Bill to Help Western Slope Cities Utilize Low-Speed Electric Vehicles Passes Senate Today
DENVER– Today, the Senate unanimously passed Senate Bill 13, a bill sponsored by Senator Gail Schwartz (D-Snowmass), to allow low-speed electric vehicles to travel safely on specific roadways up to 40 MPH. Under current law, low-speed electric vehicles are limited to roadways of 35 MPH, restricting cities that are intersected by state highways with posted speeds of 40MPH from fully utilizing their fleet. By adjusting speed limit limitations from 35 MPH to 40 MPH, this bill will help Western Slope communities like Rifle and Aspen to fully integrate their electric vehicles.
Senator Schwartz offered the following comment on Senate Bill 13 today:
“It’s a good day for Colorado’s communities as they have gained additional flexibility when dealing with the Colorado Department of Transportation (CDOT) to solve local issues. I am pleased to assist cities using electric vehicles as a solution to their transportation needs.”

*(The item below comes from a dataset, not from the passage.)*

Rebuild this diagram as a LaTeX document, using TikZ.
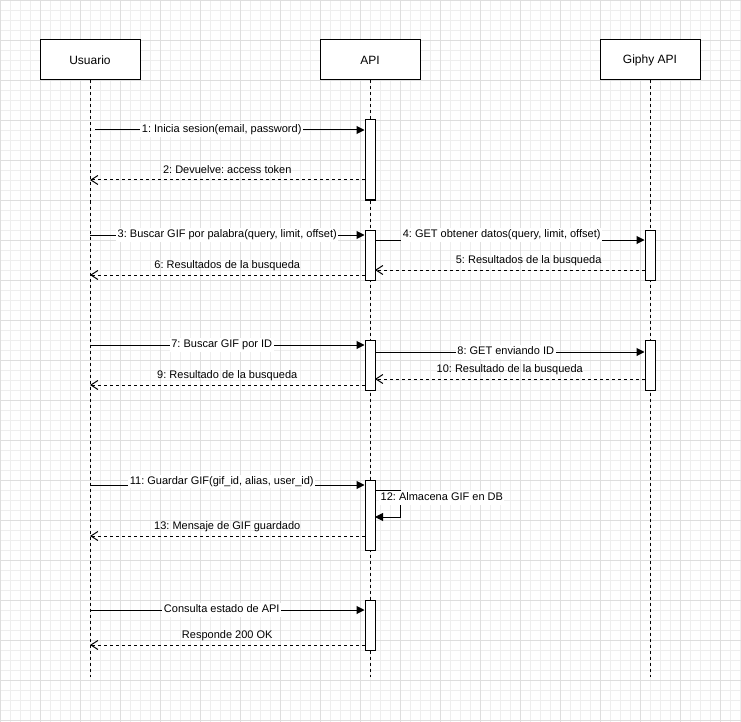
\documentclass[tikz,border=0pt]{standalone}
\usepackage{fontspec}
\setmainfont{Liberation Sans}
\usetikzlibrary{arrows.meta, positioning}

\definecolor{gridminor}{HTML}{EEEEEE}
\definecolor{gridmajor}{HTML}{DEDEDE}

\tikzset{
    actor/.style={draw, fill=white, line width=1pt, minimum width=100pt, minimum height=40pt, inner sep=0pt, font=\fontsize{12pt}{14pt}\selectfont},
    lifeline/.style={line width=1pt, dash pattern=on 3pt off 3pt},
    activation/.style={draw, fill=white, line width=1pt, minimum width=10pt, inner sep=0pt},
    call/.style={line width=1pt, -{Triangle[length=8pt, width=8pt]}},
    reply/.style={line width=1pt, dash pattern=on 3pt off 3pt, -{Straight Barb[length=7pt, width=9pt]}},
    msgtext/.style={inner sep=1.5pt, text height=8pt, text depth=2.5pt, font=\fontsize{11pt}{13pt}\selectfont},
    msg/.style={msgtext, midway, fill=white},
    replymsg/.style={msgtext, midway, yshift=9pt}
}

\begin{document}
\frenchspacing
\begin{tikzpicture}[x=1pt, y=-1pt]
    \useasboundingbox (0,0) rectangle (741,722);
    \fill[white] (0,0) rectangle (741,722);

    % grid
    \foreach \x in {0,10,...,740} \draw[gridminor, line width=0.8pt] (\x,0) -- (\x,722);
    \foreach \y in {0,10,...,720} \draw[gridminor, line width=0.8pt] (0,\y) -- (741,\y);
    \foreach \x in {0,40,...,720} \draw[gridmajor, line width=0.8pt] (\x,0) -- (\x,722);
    \foreach \y in {0,40,...,720} \draw[gridmajor, line width=0.8pt] (0,\y) -- (741,\y);

    % participants
    \node[actor] (usuario) at (90,60) {Usuario};
    \node[actor] (api) at (370,60) {API};
    \node[actor] (giphy) at (650,60) {Giphy API};

    \coordinate (usuarioend) at (90,677);
    \coordinate (apiend) at (370,677);
    \coordinate (giphyend) at (650,677);
    \draw[lifeline] (usuario.south) -- (usuarioend);
    \draw[lifeline] (api.south) -- (apiend);
    \draw[lifeline] (giphy.south) -- (giphyend);

    % activations
    \node[activation, minimum height=80pt] (act1) at (370,160) {};
    \node[activation, minimum height=50pt] (act2) at (370,255) {};
    \node[activation, minimum height=50pt] (act3) at (370,365) {};
    \node[activation, minimum height=70pt] (act4) at (370,515) {};
    \node[activation, minimum height=50pt] (act5) at (370,625) {};
    \node[activation, minimum height=50pt] (gact1) at (650,255) {};
    \node[activation, minimum height=50pt] (gact2) at (650,365) {};

    % message ends
    \coordinate (u1) at (95,130);
    \coordinate (u2) at (90,180);
    \coordinate (u3) at (90,235);
    \coordinate (u6) at (90,275);
    \coordinate (u7) at (90,345);
    \coordinate (u9) at (90,385);
    \coordinate (u11) at (90,485);
    \coordinate (u13) at (90,536);
    \coordinate (u14) at (90,610);
    \coordinate (u15) at (90,645);
    \coordinate (r4) at (375,240);
    \coordinate (r5) at (375,270);
    \coordinate (r8) at (375,352);
    \coordinate (r10) at (375,379);
    \coordinate (r12a) at (375,490);
    \coordinate (r12b) at (375,517);

    % login
    \draw[call] (u1) -- (act1.west |- u1) node[msg, pos=.47] {1: Inicia sesion(email, password)};
    \draw[reply] (act1.west |- u2) -- (u2) node[replymsg] {2: Devuelve: access token};

    % search by word
    \draw[call] (u3) -- (act2.west |- u3) node[msg] {3: Buscar GIF por palabra(query, limit, offset)};
    \draw[call] (r4) -- (gact1.west |- r4) node[msg, pos=.47, yshift=5pt] {4: GET obtener datos(query, limit, offset)};
    \draw[reply] (gact1.west |- r5) -- (r5) node[replymsg, pos=.43] {5: Resultados de la busqueda};
    \draw[reply] (act2.west |- u6) -- (u6) node[replymsg] {6: Resultados de la busqueda};

    % search by id
    \draw[call] (u7) -- (act3.west |- u7) node[msg, pos=.48] {7: Buscar GIF por ID};
    \draw[call] (r8) -- (gact2.west |- r8) node[msg, pos=.485] {8: GET enviando ID};
    \draw[reply] (act3.west |- u9) -- (u9) node[replymsg] {9: Resultado de la busqueda};
    \draw[reply] (gact2.west |- r10) -- (r10) node[replymsg] {10: Resultado de la busqueda};

    % save
    \draw[call] (u11) -- (act4.west |- u11) node[msg, pos=.48, yshift=3.5pt] {11: Guardar GIF(gif\_id, alias, user\_id)};
    \draw[call] (r12a) -- ++(25,0) |- (r12b);
    \node[msgtext, fill=white, anchor=west] (store) at (379,498) {12: Almacena GIF en DB};
    \draw[reply] (act4.west |- u13) -- (u13) node[replymsg] {13: Mensaje de GIF guardado};

    % status
    \draw[call] (u14) -- (act5.west |- u14) node[msg, pos=.48] {Consulta estado de API};
    \draw[reply] (act5.west |- u15) -- (u15) node[replymsg] {Responde 200 OK};
\end{tikzpicture}
\end{document}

Mike Braaten, Government Affairs Coordinator for the City of Rifle, offered the following support for Senate Bill 13 today:
“The City of Rifle purchased a fleet of four low-speed electric vehicles in an effort to diversify its fleet and realize cost savings in fuel and vehicle maintenance, but due to the current speed limit law, it is impossible to fully access our community. With the current limitation of 35 mph, our low-speed electric vehicles aren’t legally able to cross the CDOT-controlled bridge, posted at 40 mph, that serves to connect the portions of our city. We are grateful for Senator Schwartz’s willingness to pursue the issue which will help us, and other cities and towns in our shoes, to develop community-specific solutions.”
Senator Schwartz helped coordinate conversations between affected communities, the Colorado Department of Transportation (CDOT) and the State Patrol to build a consensus to develop SB12-013.